_Work to do_
Copy from the first line below down to and including the line with "import * as". Skip the pictures.
○ ○ ○ ○
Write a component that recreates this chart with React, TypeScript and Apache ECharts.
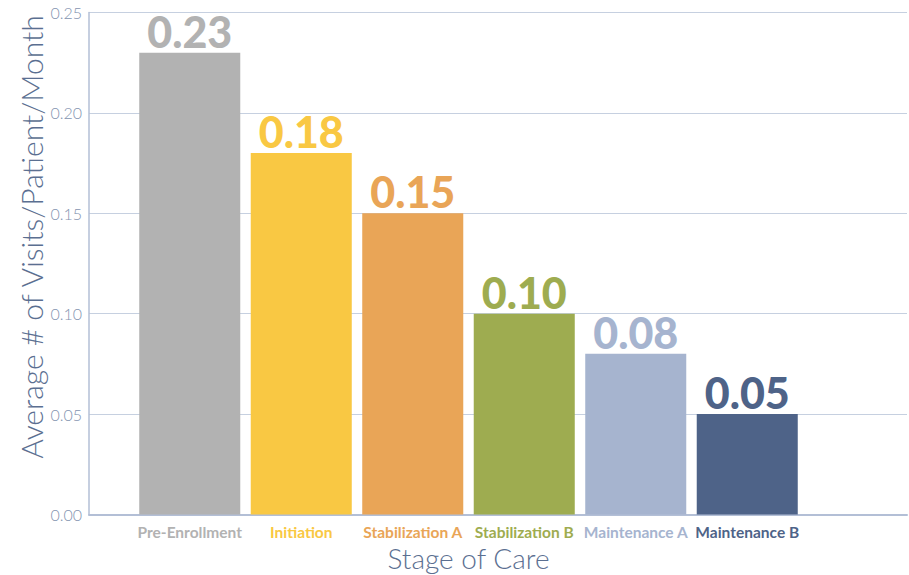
import React, { useEffect, useRef } from "react";
import * as echarts from "echarts";

const categories = ["Pre-Enrollment", "Initiation", "Stabilization A", "Stabilization B", "Maintenance A", "Maintenance B"];
const values = [0.23, 0.18, 0.15, 0.10, 0.08, 0.05];
const colors = ["#b2b2b2", "#f9c843", "#e9a557", "#9eac50", "#a6b4cf", "#4e6388"];
const yTicks = { min: 0, max: 0.25, interval: 0.05 };

export default function App() {
  const ref = useRef<HTMLDivElement>(null);
  useEffect(() => {
    const chart = echarts.init(ref.current!, null, { renderer: "svg" });
    const top = 12.5;
    const bottom = 60.5;
    chart.setOption({
      animation: false,
      textStyle: { fontFamily: "Lato" },
      grid: [
        { left: 89, right: 2, top, bottom, containLabel: false, outerBoundsMode: "none" },
        { left: 134, width: 669, top, bottom, containLabel: false, outerBoundsMode: "none" },
      ],
      xAxis: [
        {
          gridIndex: 0, type: "value", min: 0, max: 1,
          axisLine: { show: true, lineStyle: { color: "#b3bfd6", width: 2 } },
          axisTick: { show: false }, axisLabel: { show: false }, splitLine: { show: false },
        },
        {
          gridIndex: 1, type: "category", data: categories,
          axisLine: { show: false }, axisTick: { show: false },
          axisLabel: {
            interval: 0, margin: 9,
            fontFamily: "Lato", fontWeight: "bold", fontSize: 15.5,
            formatter: (v: string) => `{c${categories.indexOf(v)}|${v}}`,
            rich: Object.fromEntries(colors.map((c, i) => [`c${i}`, { color: c, fontFamily: "Lato", fontWeight: "bold", fontSize: 15.5 }])),
          },
          name: "Stage of Care", nameLocation: "middle", nameGap: 28,
          nameTextStyle: { fontFamily: "Lato", fontWeight: 300, fontSize: 28, color: "#5b6f91" },
        },
      ],
      yAxis: [
        {
          gridIndex: 0, type: "value", ...yTicks,
          axisLine: { show: true, lineStyle: { color: "#b3bfd6", width: 1.5 } },
          axisTick: { show: false },
          axisLabel: {
            fontFamily: "Lato", fontWeight: 300, fontSize: 16, color: "#8494b0", margin: 7,
            formatter: (v: number) => v.toFixed(2),
          },
          splitLine: { show: true, lineStyle: { color: "#c6d0e0", width: 1.2 } },
        },
        {
          gridIndex: 1, type: "value", ...yTicks, show: false,
        },
      ],
      graphic: [
        {
          type: "text", x: 31, y: 237, rotation: Math.PI / 2,
          style: {
            text: "Average # of Visits/Patient/Month", fontFamily: "Lato", fontWeight: 300, fontSize: 30,
            fill: "#5b6f91", align: "center", verticalAlign: "middle",
          },
        },
      ],
      series: [
        {
          type: "bar", xAxisIndex: 1, yAxisIndex: 1,
          barCategoryGap: "9.4%",
          data: values.map((v, i) => ({
            value: v,
            itemStyle: { color: colors[i] },
            label: { color: colors[i] },
          })),
          label: {
            show: true, position: "top", distance: 0,
            fontFamily: "Lato", fontWeight: 900, fontSize: 43,
            formatter: (p: any) => p.value.toFixed(2),
          },
        },
      ],
    });
    return () => chart.dispose();
  }, []);
  return <div ref={ref} style={{ width: 909, height: 575, position: "absolute", left: 0, top: 0 }} />;
}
○ ○ ○ ○
_Solution_
Write a component that recreates this chart with React, TypeScript and Apache ECharts.
import React, { useEffect, useRef } from "react";
import * as echarts from "echarts";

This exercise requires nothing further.